Act one attempts to lower barriers to entry. It’s visual. It requires very little literacy from the student. (Notice that I’m using very little formal mathematical vocabulary.) It’s perplexing.

Now look at the student tasks. Students are asked to to watch a video. Students are asked to pose a question. (But if you don’t have one, that’s okay!) Students are asked to decide if they find someone else’s question interesting. Students are asked to guess at a correct answer. Students are asked to decide what an incorrect answer would look like. No one is throwing a hand up saying, “I don’t know where to start.” I don’t know how to make it easier to start a modeling task than this.

I make three promises during act one.

  1. I tell students I’m very curious who guessed closest to the answer.
  2. I tell students I hope we’ll get around to answering all the questions on their list.
  3. I ask students to set an error check on their answer.

I’ll need to make good on each of those promises by the end of act three.

I ask for student questions, but that doesn’t mean you have to. (You don’t have to do any of this of course.)

I have two competing goals in my head in act one. One, I want students to answer the question, “How many pennies are there?” Two, I want to know what questions students have when they see that stupid-huge pile of pennies.

I want to know their questions because students are interesting creatures and, while they spend a lot of time answering questions, they don’t get a lot of opportunities to pose their own. Asking for student questions orients our community around curiosity as a shared value.

But those goals are in conflict. How do you ask students for their questions while knowing, in the back of your head, the question you’re going to pursue. I know some teachers will ask for student questions and then “wait for” or “nudge students towards” the question they want to ask. I suspect this drives students crazy. It drives me crazy, this sense that there’s some question the teacher wants me to ask even while she’s insincerely asking me for my questions.

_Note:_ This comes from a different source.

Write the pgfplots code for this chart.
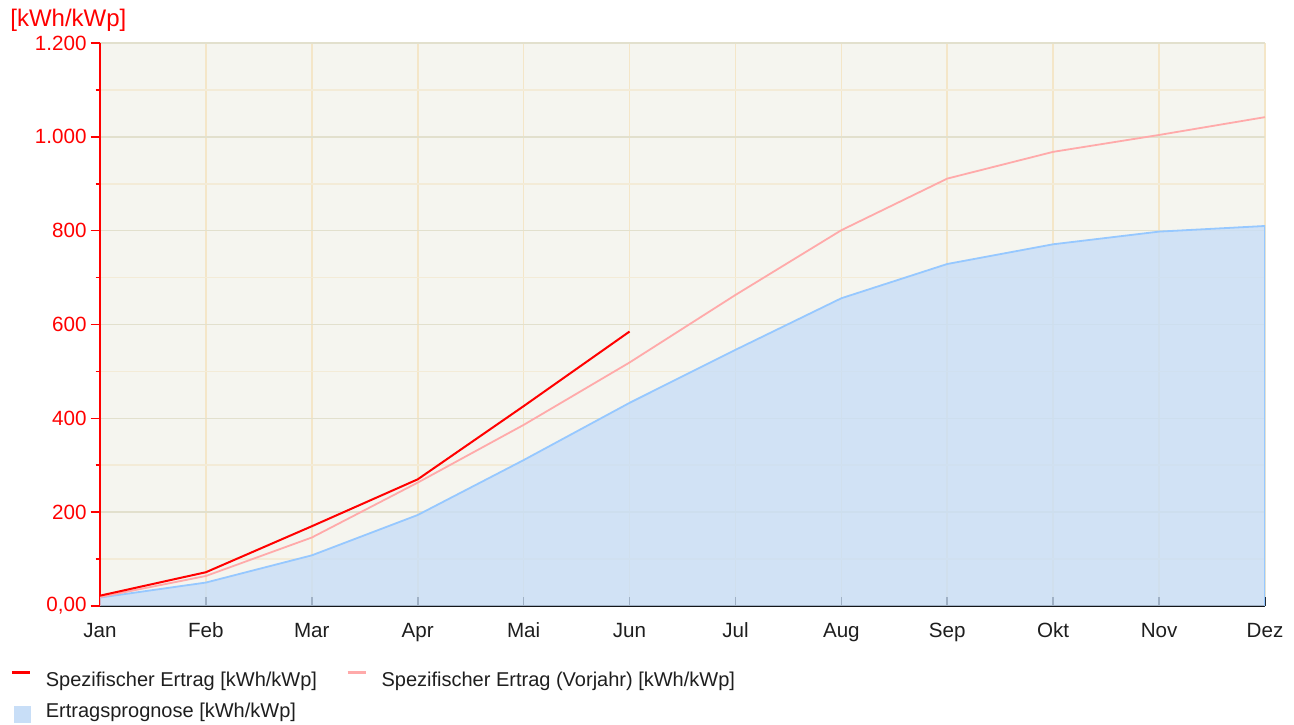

The quick way around this is to say, “Great. Love these questions. I hope we get to all of them. Here’s one I’ll need your help with first.”

Your Analysis

What did you see in that clip that I didn’t talk about here? What was missing? What would you add? What would you have done differently? Go ahead and constrain yourself to the first act of the task. We’ll pick up tomorrow where I say, “What information do you need here?”

2013 May 9. As usual, a pile of great follow-ups in the comments. Kate Nowak points out a few details that I missed in my discussion. James Cleveland suggests asking for a high and low range before the more precise guess. Great call! Lots of commenters struggle to balance asking for student questions with their curriculum objectives and I respond. So does Math Forum Max. Elaine Watson maps this task to the Standards of Mathematical Practice.

2013 Jul 15. Kevin H:

One thing I do when I ask students to guess some of the given information (like the fact that each stack is 13 pennies) is to have each student write their guess on the whiteboard and then have everyone simultaneously show one student, “Bryan.” Then Bryan is tries to ball-park an average of the numbers everyone showed him. It takes about 45 s., but they seem to enjoy the process.